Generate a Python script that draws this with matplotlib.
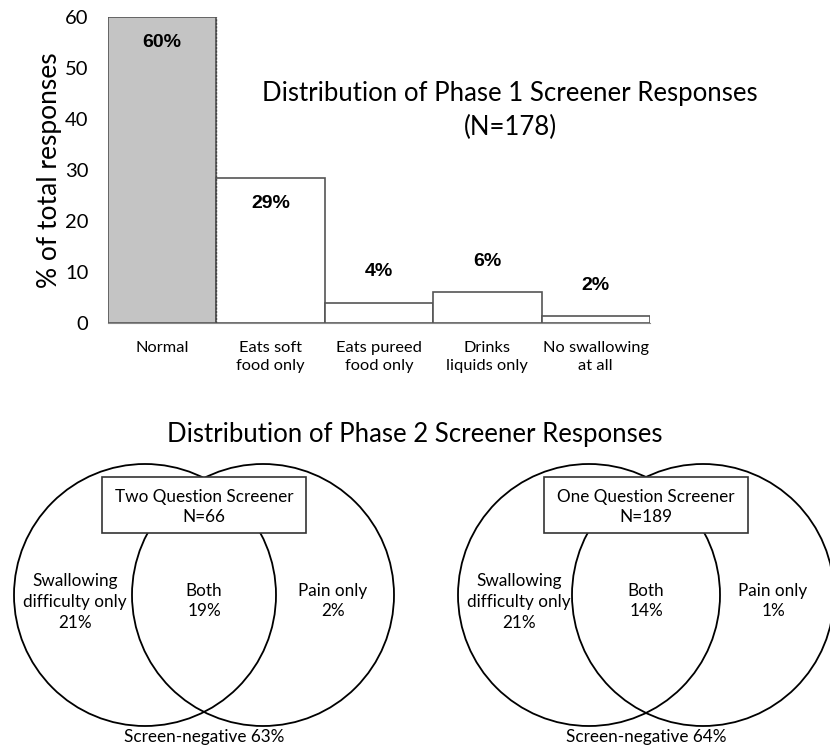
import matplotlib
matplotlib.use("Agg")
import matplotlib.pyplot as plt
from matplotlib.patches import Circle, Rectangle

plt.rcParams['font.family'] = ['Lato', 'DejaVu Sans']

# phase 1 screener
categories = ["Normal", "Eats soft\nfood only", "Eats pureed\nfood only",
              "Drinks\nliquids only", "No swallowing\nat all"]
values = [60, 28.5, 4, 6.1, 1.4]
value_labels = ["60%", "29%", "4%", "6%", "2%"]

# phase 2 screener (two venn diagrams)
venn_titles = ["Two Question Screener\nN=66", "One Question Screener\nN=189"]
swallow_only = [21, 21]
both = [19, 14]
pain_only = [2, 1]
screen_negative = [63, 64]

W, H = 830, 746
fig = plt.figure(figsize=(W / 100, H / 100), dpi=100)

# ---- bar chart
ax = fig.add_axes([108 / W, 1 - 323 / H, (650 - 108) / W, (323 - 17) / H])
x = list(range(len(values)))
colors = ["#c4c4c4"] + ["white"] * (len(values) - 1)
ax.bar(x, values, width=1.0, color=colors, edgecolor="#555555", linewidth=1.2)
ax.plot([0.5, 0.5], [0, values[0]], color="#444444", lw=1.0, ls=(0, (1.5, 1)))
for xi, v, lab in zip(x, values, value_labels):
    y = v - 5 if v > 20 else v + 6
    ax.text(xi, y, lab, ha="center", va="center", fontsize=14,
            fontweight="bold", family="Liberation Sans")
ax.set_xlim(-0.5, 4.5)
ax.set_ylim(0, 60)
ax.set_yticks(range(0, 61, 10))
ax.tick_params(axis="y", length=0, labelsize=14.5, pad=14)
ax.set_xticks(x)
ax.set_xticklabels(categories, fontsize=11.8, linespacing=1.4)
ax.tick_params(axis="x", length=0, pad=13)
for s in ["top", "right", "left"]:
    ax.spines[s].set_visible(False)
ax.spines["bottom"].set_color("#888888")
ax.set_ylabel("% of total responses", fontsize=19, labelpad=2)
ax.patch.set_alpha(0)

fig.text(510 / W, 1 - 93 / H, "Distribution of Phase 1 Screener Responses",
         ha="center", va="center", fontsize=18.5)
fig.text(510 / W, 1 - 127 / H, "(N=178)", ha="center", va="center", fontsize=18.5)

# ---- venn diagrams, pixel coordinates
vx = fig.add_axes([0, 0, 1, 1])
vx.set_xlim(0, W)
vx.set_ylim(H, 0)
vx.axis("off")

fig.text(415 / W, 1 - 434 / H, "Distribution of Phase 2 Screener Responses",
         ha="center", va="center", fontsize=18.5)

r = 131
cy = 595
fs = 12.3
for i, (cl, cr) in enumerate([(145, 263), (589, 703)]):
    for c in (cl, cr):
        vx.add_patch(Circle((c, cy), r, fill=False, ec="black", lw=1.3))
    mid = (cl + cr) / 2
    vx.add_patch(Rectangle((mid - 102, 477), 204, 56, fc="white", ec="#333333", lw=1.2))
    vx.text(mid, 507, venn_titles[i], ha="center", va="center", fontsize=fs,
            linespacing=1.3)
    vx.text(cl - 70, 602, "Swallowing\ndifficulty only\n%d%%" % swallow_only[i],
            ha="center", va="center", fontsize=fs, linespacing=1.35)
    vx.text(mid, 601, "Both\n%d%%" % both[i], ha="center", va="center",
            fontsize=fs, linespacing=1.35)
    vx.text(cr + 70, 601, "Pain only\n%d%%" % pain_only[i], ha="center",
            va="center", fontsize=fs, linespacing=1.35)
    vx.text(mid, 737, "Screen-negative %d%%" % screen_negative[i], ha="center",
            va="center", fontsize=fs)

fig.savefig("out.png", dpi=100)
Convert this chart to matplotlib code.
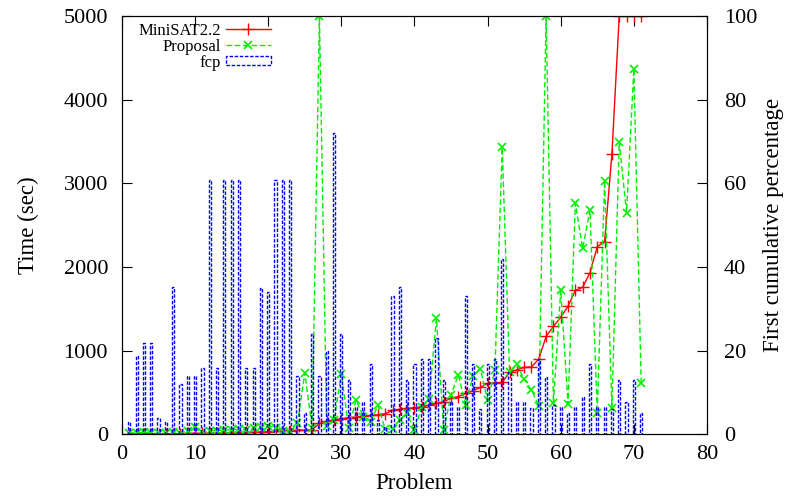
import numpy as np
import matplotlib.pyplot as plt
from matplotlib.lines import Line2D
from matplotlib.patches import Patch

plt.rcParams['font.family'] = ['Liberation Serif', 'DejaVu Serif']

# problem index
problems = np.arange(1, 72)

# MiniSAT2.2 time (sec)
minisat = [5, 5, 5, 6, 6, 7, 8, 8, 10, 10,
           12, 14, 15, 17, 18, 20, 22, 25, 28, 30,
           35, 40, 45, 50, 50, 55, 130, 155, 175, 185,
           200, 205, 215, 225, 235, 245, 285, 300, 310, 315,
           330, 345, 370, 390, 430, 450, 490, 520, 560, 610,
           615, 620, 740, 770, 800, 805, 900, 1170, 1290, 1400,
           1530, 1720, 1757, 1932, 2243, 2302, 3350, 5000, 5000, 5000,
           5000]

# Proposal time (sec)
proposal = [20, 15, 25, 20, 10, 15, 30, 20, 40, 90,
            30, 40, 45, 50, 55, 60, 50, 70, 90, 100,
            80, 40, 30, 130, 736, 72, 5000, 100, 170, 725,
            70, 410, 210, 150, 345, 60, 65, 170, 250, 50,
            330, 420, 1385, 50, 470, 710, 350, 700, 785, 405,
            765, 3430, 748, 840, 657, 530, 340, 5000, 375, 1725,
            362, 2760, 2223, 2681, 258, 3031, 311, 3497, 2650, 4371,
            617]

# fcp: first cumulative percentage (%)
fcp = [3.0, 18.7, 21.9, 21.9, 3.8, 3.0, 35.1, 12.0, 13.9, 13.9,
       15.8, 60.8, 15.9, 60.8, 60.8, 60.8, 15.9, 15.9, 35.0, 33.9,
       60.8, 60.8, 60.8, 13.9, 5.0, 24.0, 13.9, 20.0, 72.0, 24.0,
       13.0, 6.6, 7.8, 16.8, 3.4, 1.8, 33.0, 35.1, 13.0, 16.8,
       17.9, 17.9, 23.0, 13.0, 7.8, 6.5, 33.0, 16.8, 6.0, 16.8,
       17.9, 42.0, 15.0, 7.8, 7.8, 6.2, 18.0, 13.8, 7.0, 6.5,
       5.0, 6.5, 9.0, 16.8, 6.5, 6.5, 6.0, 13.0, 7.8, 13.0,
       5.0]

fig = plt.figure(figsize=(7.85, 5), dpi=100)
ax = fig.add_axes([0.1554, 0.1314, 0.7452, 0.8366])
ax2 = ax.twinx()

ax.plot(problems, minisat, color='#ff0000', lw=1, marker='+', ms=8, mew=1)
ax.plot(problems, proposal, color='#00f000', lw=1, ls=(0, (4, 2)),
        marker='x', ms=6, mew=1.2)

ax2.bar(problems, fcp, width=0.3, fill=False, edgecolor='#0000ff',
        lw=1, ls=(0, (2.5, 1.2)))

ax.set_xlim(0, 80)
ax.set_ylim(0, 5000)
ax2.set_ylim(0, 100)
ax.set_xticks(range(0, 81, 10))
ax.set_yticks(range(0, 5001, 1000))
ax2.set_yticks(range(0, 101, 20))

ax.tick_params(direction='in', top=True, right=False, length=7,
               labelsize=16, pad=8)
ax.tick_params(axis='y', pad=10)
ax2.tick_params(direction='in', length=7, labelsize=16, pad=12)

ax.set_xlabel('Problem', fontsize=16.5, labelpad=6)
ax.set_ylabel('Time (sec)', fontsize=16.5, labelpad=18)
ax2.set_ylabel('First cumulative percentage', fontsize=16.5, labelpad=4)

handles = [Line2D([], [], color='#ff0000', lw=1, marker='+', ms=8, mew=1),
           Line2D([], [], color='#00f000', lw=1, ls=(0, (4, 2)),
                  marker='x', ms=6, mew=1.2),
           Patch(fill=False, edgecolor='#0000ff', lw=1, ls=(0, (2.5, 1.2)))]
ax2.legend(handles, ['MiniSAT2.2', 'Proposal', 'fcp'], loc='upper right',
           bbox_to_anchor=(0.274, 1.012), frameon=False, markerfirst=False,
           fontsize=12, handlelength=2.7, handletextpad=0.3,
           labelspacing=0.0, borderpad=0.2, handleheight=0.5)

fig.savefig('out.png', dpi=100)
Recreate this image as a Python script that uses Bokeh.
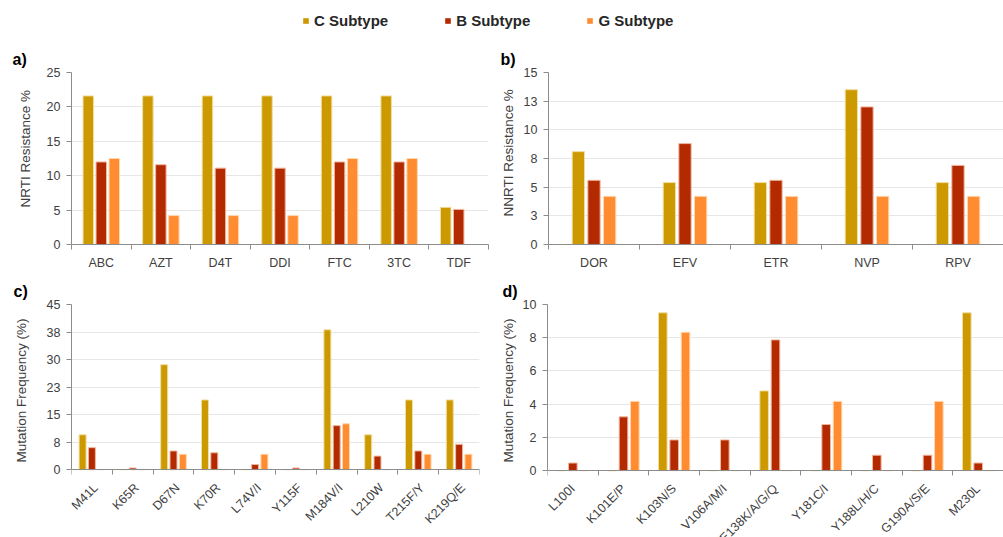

........

### YOUR TASK:
Repeat exactly the lines from the first line of the records above through the line containing "fig = plt.figure(figsize=(W", leaving out the pictures.

### RESULT:
Generate a Python script that draws this with matplotlib.
import matplotlib
matplotlib.use("Agg")
import matplotlib.pyplot as plt
from matplotlib.patches import Circle, Rectangle

plt.rcParams['font.family'] = ['Lato', 'DejaVu Sans']

# phase 1 screener
categories = ["Normal", "Eats soft\nfood only", "Eats pureed\nfood only",
              "Drinks\nliquids only", "No swallowing\nat all"]
values = [60, 28.5, 4, 6.1, 1.4]
value_labels = ["60%", "29%", "4%", "6%", "2%"]

# phase 2 screener (two venn diagrams)
venn_titles = ["Two Question Screener\nN=66", "One Question Screener\nN=189"]
swallow_only = [21, 21]
both = [19, 14]
pain_only = [2, 1]
screen_negative = [63, 64]

W, H = 830, 746
fig = plt.figure(figsize=(W / 100, H / 100), dpi=100)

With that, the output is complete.